The opening section returns the warmth of Cicero’s ad Fam. 10.10, the previous letter in the correspondence and the one Plancus is now answering. Cicero had done him magna officia “great services” in the Senate — proposals with unlimited gifts (the first decree of honours, moved while the case was still hypothetical), later motions trimmed to the moment, an unbroken speech on his behalf, and public quarrels with detractors. Plancus disclaims any prospect of repaying these and accepts Cicero’s own formula: it is enough that he remember them. The closing image of Cicero as the man who must tuum munus tuere, “look after your own creation,” is more candid than it sounds; Plancus is asking Cicero in the Senate to defend the loyalist Plancus he has just publicly vouched for.

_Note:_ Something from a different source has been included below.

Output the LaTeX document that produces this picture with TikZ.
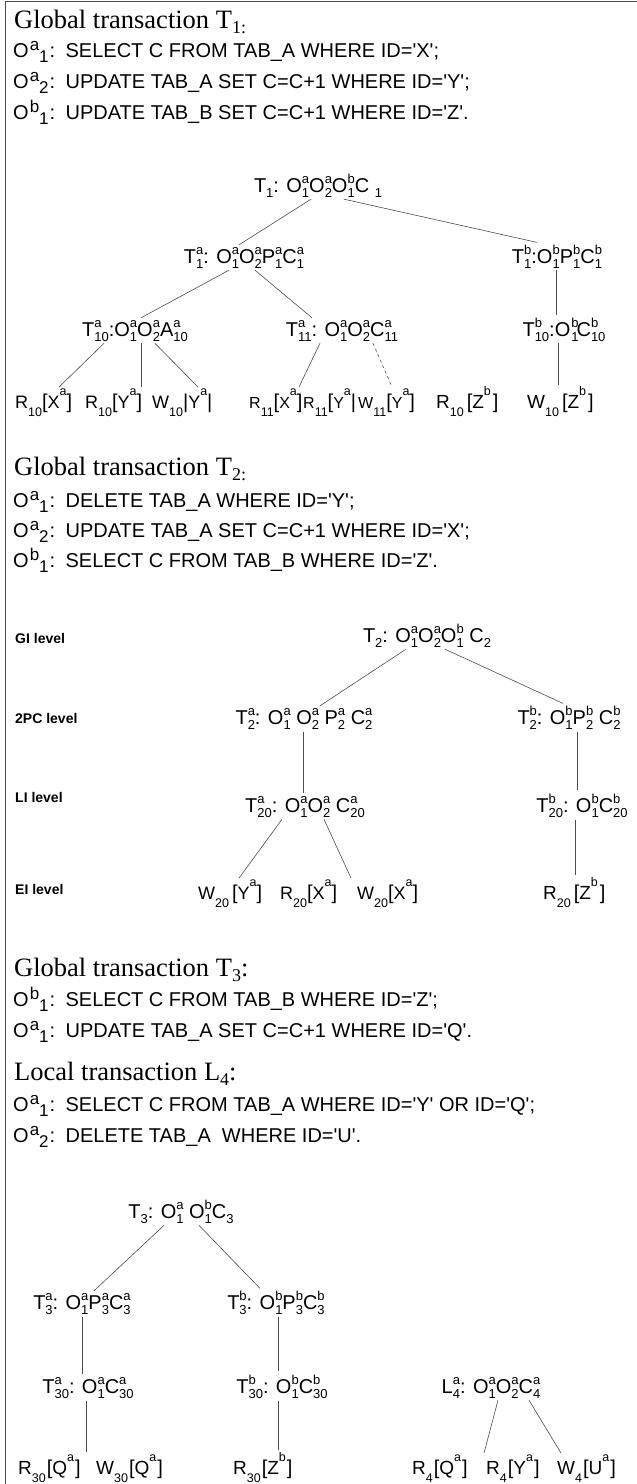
\documentclass[tikz,border=0pt]{standalone}
\usepackage{fontspec}
\setmainfont{Liberation Serif}
\setsansfont{Liberation Sans}
\newcommand\q{\textquotesingle}
\newcommand\scr{\fontsize{13}{13}\selectfont}
\newlength\sslen
\newcommand\SSc[2]{{\scr\setbox0\hbox{\raisebox{-5pt}{#1}}\setbox2\hbox{\raisebox{9pt}{#2}}%
 \ifdim\wd0>\wd2 \sslen=\wd0 \else \sslen=\wd2 \fi
 \makebox[\sslen][l]{\rlap{\box0}\box2}}}
\newcommand\Sub[1]{{\scr\raisebox{-5pt}{#1}}}
% leaf macros
\newcommand\lscr{\fontsize{12.5}{12.5}\selectfont}
\newcommand\LSub[1]{{\lscr\raisebox{-8.5pt}{#1}}}
\newcommand\LSup[1]{{\lscr\raisebox{13pt}{#1}}}
\newcommand\Lb{{\fontsize{20}{20}\selectfont[}}
\newcommand\Rb{{\fontsize{20}{20}\selectfont]}}
\newcommand\Br{{\fontsize{20}{20}\selectfont|}}
% SQL prefix
\newcommand\Op[2]{O\hspace{1pt}\raisebox{6.5pt}{\fontsize{17}{17}\selectfont #1}\raisebox{-5pt}{\fontsize{17}{17}\selectfont #2}\hspace{1pt}:\hspace{3pt}}
\newcommand\hs[1]{\raisebox{-5pt}{\fontsize{18}{18}\selectfont #1}}
\tikzset{
  head/.style={anchor=base west, inner sep=0pt, font=\fontsize{26.5}{28}\selectfont\rmfamily},
  sql/.style={anchor=base west, inner sep=0pt, font=\fontsize{20}{22}\selectfont\sffamily},
  lvl/.style={anchor=base west, inner sep=0pt, font=\fontsize{14}{16}\selectfont\sffamily\bfseries},
  tn/.style={anchor=base, inner sep=0pt, font=\fontsize{20}{22}\selectfont\sffamily},
  lf/.style={anchor=base west, inner sep=0pt, font=\fontsize{18}{20}\selectfont\sffamily},
  lfn/.style={lf, font=\fontsize{16}{20}\selectfont\sffamily},
  lfw/.style={lf, font=\fontsize{19}{20}\selectfont\sffamily},
  edge/.style={draw=black!70, line width=0.6pt},
  frame/.style={draw=black!70, line width=1pt}
}
\begin{document}
\begin{tikzpicture}[x=1pt,y=-1pt]
\useasboundingbox (0,0) rectangle (637,1484);
\fill[white] (0,0) rectangle (637,1484);
\coordinate (fa) at (5,1484);
\coordinate (fb) at (5,1.5);
\coordinate (fc) at (637,1.5);
\draw[frame] (fa) -- (fb) -- (fc);

% ---------- Section 1 ----------
\node[head] (h1) at (14,28) {Global transaction T\hs{1:}};
\node[sql] (s11) at (13,57) {\Op{a}{1} SELECT C FROM TAB\_A WHERE ID=\q X\q;};
\node[sql] (s12) at (13,88) {\Op{a}{2} UPDATE TAB\_A SET C=C+1 WHERE ID=\q Y\q;};
\node[sql] (s13) at (13,119) {\Op{b}{1} UPDATE TAB\_B SET C=C+1 WHERE ID=\q Z\q.};

\node[tn] (r1) at (318,192) {T\Sub{1}: O\SSc{1}{a}O\SSc{2}{a}O\SSc{1}{b}C \Sub{1}};
\node[tn] (a1) at (244,263) {T\SSc{1}{a}: O\SSc{1}{a}O\SSc{2}{a}P\SSc{1}{a}C\SSc{1}{a}};
\node[tn] (b1) at (557,263) {T\SSc{1}{b}:O\SSc{1}{b}P\SSc{1}{b}C\SSc{1}{b}};
\node[tn] (a10) at (135,336) {T\SSc{10}{a}:O\SSc{1}{a}O\SSc{2}{a}A\SSc{10}{a}};
\node[tn] (a11) at (342,336) {T\SSc{11}{a}: O\SSc{1}{a}O\SSc{2}{a}C\SSc{11}{a}};
\node[tn] (b10) at (564,336) {T\SSc{10}{b}:O\hspace{1pt}\SSc{1}{b}\hspace{-2pt}C\SSc{10}{b}};
\node[lf] (lA1) at (15,408) {R\LSub{10}\Lb X\LSup{a}\Rb};
\node[lf] (lA2) at (85,408) {R\LSub{10}\Lb Y\LSup{a}\Rb};
\node[lf] (lA3) at (152,408) {W\LSub{10}\Br Y\LSup{a}\Br};
\node[lfn] (lB1) at (249,408) {R\LSub{11}\Lb X\LSup{a}\Rb};
\node[lfn] (lB2) at (303,408) {R\LSub{11}\Lb Y\LSup{a}\Br};
\node[lfn] (lB3) at (358,408) {W\LSub{11}\Lb Y\LSup{a}\Rb};
\node[lfw] (lC1) at (436,408) {R\LSub{10}\hspace{3pt}\Lb Z\LSup{b}\hspace{2pt}\Rb};
\node[lfw] (lC2) at (527,408) {W\LSub{10}\hspace{3pt}\Lb Z\LSup{b}\hspace{2pt}\Rb};

\draw[edge] ([xshift=-7pt,yshift=-2pt]r1.south) -- ([xshift=-5pt,yshift=2pt]a1.north);
\draw[edge] ([xshift=26pt,yshift=-2pt]r1.south) -- ([xshift=-20pt,yshift=2pt]b1.north);
\draw[edge] ([xshift=-15pt,yshift=-2pt]a1.south) -- ([xshift=6pt,yshift=2pt]a10.north);
\draw[edge] ([xshift=11pt,yshift=-2pt]a1.south) -- ([xshift=-30pt,yshift=2pt]a11.north);
\draw[edge] ([xshift=-1pt,yshift=-2pt]b1.south) -- ([xshift=-8pt,yshift=2pt]b10.north);
\draw[edge] ([xshift=-31pt,yshift=-2pt]a10.south) -- ([xshift=44pt,yshift=1pt]lA1.north west);
\draw[edge] ([xshift=6pt,yshift=-2pt]a10.south) -- ([xshift=56pt,yshift=1pt]lA2.north west);
\draw[edge] ([xshift=20pt,yshift=-2pt]a10.south) -- ([xshift=46pt,yshift=1pt]lA3.north west);
\draw[edge] ([xshift=-22pt,yshift=-2pt]a11.south) -- ([xshift=50pt,yshift=1pt]lB1.north west);
\draw[edge,dashed] ([xshift=31pt,yshift=-2pt]a11.south) -- ([xshift=34pt,yshift=1pt]lB3.north west);
\draw[edge] ([xshift=-6pt,yshift=-2pt]b10.south) -- ([xshift=31pt,yshift=1pt]lC2.north west);

% ---------- Section 2 ----------
\node[head] (h2) at (14,475) {Global transaction T\hs{2:}};
\node[sql] (s21) at (13,507) {\Op{a}{1} DELETE TAB\_A WHERE ID=\q Y\q;};
\node[sql] (s22) at (13,537) {\Op{a}{2} UPDATE TAB\_A SET C=C+1 WHERE ID=\q X\q;};
\node[sql] (s23) at (13,567) {\Op{b}{1} SELECT C FROM TAB\_B WHERE ID=\q Z\q.};

\node[lvl] (gi) at (15,643) {GI level};
\node[lvl] (pc) at (15,723) {2PC level};
\node[lvl] (li) at (15,802) {LI level};
\node[lvl] (ei) at (15,894) {EI level};

\node[tn] (r2) at (427,642) {T\Sub{2}: O\SSc{1}{a}O\SSc{2}{a}O\SSc{1}{b} C\Sub{2}};
\node[tn] (a2) at (304,724) {T\SSc{2}{a}: O\SSc{1}{a} O\SSc{2}{a} P\SSc{2}{a} C\SSc{2}{a}};
\node[tn] (b2) at (569,724) {T\SSc{2}{b}: O\SSc{1}{b}P\SSc{2}{b} C\SSc{2}{b}};
\node[tn] (a20) at (305,812) {T\SSc{20}{a}: O\SSc{1}{a}O\SSc{2}{a} C\SSc{20}{a}};
\node[tn] (b20) at (582,812) {T\SSc{20}{b}: O\SSc{1}{b}C\SSc{20}{b}};
\node[lf] (lD1) at (198,899) {W\LSub{20}\,\Lb Y\LSup{a}\Rb};
\node[lf] (lD2) at (280,899) {R\LSub{20}\Lb X\LSup{a}\Rb};
\node[lf] (lD3) at (357,899) {W\LSub{20}\Lb X\LSup{a}\Rb};
\node[lfw] (lE) at (543,899) {R\LSub{20}\hspace{3pt}\Lb Z\LSup{b}\hspace{2pt}\Rb};

\draw[edge] ([xshift=-21pt,yshift=-2pt]r2.south) -- ([xshift=16pt,yshift=2pt]a2.north);
\draw[edge] ([xshift=18pt,yshift=-2pt]r2.south) -- ([xshift=-6pt,yshift=2pt]b2.north);
\draw[edge] ([xshift=-1pt,yshift=-3pt]a2.south) -- ([xshift=-2pt,yshift=3pt]a20.north);
\draw[edge] ([xshift=8pt,yshift=-3pt]b2.south) -- ([xshift=-5pt,yshift=3pt]b20.north);
\draw[edge] ([xshift=-23pt,yshift=-2pt]a20.south) -- ([xshift=41pt,yshift=1pt]lD1.north west);
\draw[edge] ([xshift=19pt,yshift=-2pt]a20.south) -- ([xshift=71pt,yshift=1pt]lD2.north west);
\draw[edge] ([xshift=-7pt,yshift=-3pt]b20.south) -- ([xshift=32pt,yshift=2pt]lE.north west);

% ---------- Section 3 ----------
\node[head] (h3) at (14,976) {Global transaction T\hs{3}:};
\node[sql] (s31) at (13,1006) {\Op{b}{1} SELECT C FROM TAB\_B WHERE ID=\q Z\q;};
\node[sql] (s32) at (13,1037) {\Op{a}{1} UPDATE TAB\_A SET C=C+1 WHERE ID=\q Q\q.};
\node[head] (h4) at (14,1080) {Local transaction L\hs{4}:};
\node[sql] (s41) at (13,1111) {\Op{a}{1} SELECT C FROM TAB\_A WHERE ID=\q Y\q{} OR ID=\q Q\q;};
\node[sql] (s42) at (13,1142) {\Op{a}{2} DELETE TAB\_A \ WHERE ID=\q U\q.};

\node[tn] (r3) at (181,1218) {T\Sub{3}: O\SSc{1}{a} O\SSc{1}{b}C\Sub{3}};
\node[tn] (a3) at (82,1309) {T\SSc{3}{a}: O\SSc{1}{a}P\SSc{3}{a}C\SSc{3}{a}};
\node[tn] (b3) at (276,1309) {T\SSc{3}{b}: O\SSc{1}{b}P\SSc{3}{b}C\SSc{3}{b}};
\node[tn] (a30) at (88,1393) {T\SSc{30}{a}: O\SSc{1}{a}C\SSc{30}{a}};
\node[tn] (b30) at (282,1393) {T\SSc{30}{b}: O\SSc{1}{b}C\SSc{30}{b}};
\node[tn] (l4) at (491,1393) {L\SSc{4}{a}: O\SSc{1}{a}O\SSc{2}{a}C\SSc{4}{a}};
\node[lfw] (lF1) at (18,1474) {R\LSub{30}\hspace{1pt}\Lb Q\LSup{a}\hspace{1pt}\Rb};
\node[lfw] (lF2) at (96,1474) {W\LSub{30}\hspace{1pt}\Lb Q\LSup{a}\hspace{1pt}\Rb};
\node[lfw] (lG) at (233,1474) {R\LSub{30}\hspace{1pt}\Lb Z\LSup{b}\hspace{1pt}\Rb};
\node[lfw] (lH1) at (412,1474) {R\LSub{4}\hspace{1pt}\Lb Q\LSup{a}\hspace{1pt}\Rb};
\node[lfw] (lH2) at (486,1474) {R\LSub{4}\hspace{1pt}\Lb Y\LSup{a}\hspace{1pt}\Rb};
\node[lfw] (lH3) at (557,1474) {W\LSub{4}\hspace{1pt}\Lb U\LSup{a}\hspace{1pt}\Rb};

\draw[edge] ([xshift=-17pt,yshift=-2pt]r3.south) -- ([xshift=12pt,yshift=2pt]a3.north);
\draw[edge] ([xshift=18pt,yshift=-2pt]r3.south) -- ([xshift=-16pt,yshift=2pt]b3.north);
\draw[edge] ([yshift=-3pt]a3.south) -- ([xshift=-6pt,yshift=3pt]a30.north);
\draw[edge] ([xshift=2pt,yshift=-3pt]b3.south) -- ([xshift=-4pt,yshift=3pt]b30.north);
\draw[edge] ([xshift=-2pt,yshift=-3pt]a30.south) -- ([xshift=68pt,yshift=2pt]lF1.north west);
\draw[edge] ([xshift=-4pt,yshift=-3pt]b30.south) -- ([xshift=45pt,yshift=2pt]lG.north west);
\draw[edge] ([xshift=7pt,yshift=-2pt]l4.south) -- ([xshift=72pt,yshift=1pt]lH1.north west);
\draw[edge] ([xshift=38pt,yshift=-2pt]l4.south) -- ([xshift=4pt,yshift=1pt]lH3.north west);
\end{tikzpicture}
\end{document}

The military middle section is the practical heart of the letter. Plancus has halted in the country of the Allobroges to keep his options open: if Antony comes through stripped of forces, Plancus can handle him alone even should Lepidus’s army take him in; if Antony brings serious forces, and especially if the Tenth Legion (Caesar’s old veterans, whom Plancus had been instrumental in calling back to the colours) reverts to its former allegiance, then Plancus needs the Senate’s armies sent across to him from Italy. The third section is the political overlay: Plancus is working on Lepidus, with his brother and Laterensis and Furnius as intermediaries, and is willing to work even with personal enemies for the sake of the cause. The last clause — “and if I gain nothing by it, I shall still satisfy you, none the less, with the greatest spirit and perhaps with the greater glory to myself” — carries the shape of a man who already sees how the gambit may fail. Within weeks Lepidus will join Antony, and Plancus, after a further hesitation, will follow.